In Part Two, through vignette-like chapters, Shaw focuses principally on posthuman subjects who are active, able-bodied and economically privileged agents, political or otherwise, like urban explorers and Occupy activists. In other words, these subjects choose their posthumanity. While this is a useful mapping of how these bodies interact with the city, missing from this section is a posthuman praxis for urban subjects who are forcibly expelled from the category of ‘the human’, and with this, from homes, occupations and urban space. Without such a politics, Shaw’s posthuman manifesto for ‘queering space through living differently’ (186) risks being read as a utopian dream for the economically and physically able. While her posthuman praxis would benefit from further inclusion, it would do her scholarship a disservice not to mention that Shaw does acknowledge that the majority of her posthuman subjects are privileged citizens who live differently by choice.

That said, one of the unique strengths of Posthuman Urbanism is how Shaw draws on her experiences in twenty-first-century London as an academic, activist and participant in the social centres movement (which involves adapting and utilising abandoned buildings as community spaces). In doing so, Shaw introduces a welcome autoethnographical perspective to the field of posthumanism, making her book a critical contribution which articulates a posthuman praxis where most offer only theory.
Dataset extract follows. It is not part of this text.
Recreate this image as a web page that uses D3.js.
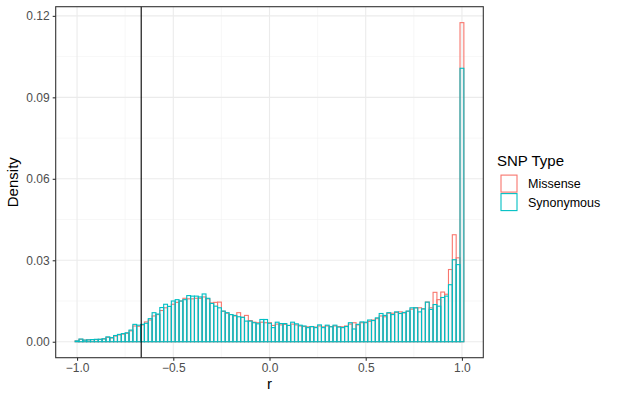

Posthuman Urbanism will be useful to students and scholars concerned with how city spaces and architecture include and exclude certain subjects through designing operations like separation, classification and disciplinary control. It is relevant to those occupied with the intersections of cultural geography and ideology, providing excellent insight into how humanism and urban space interact to stabilise the idea of the human as well as how posthumanism can disrupt the symbiotic relationship between urban space and dominant ideologies.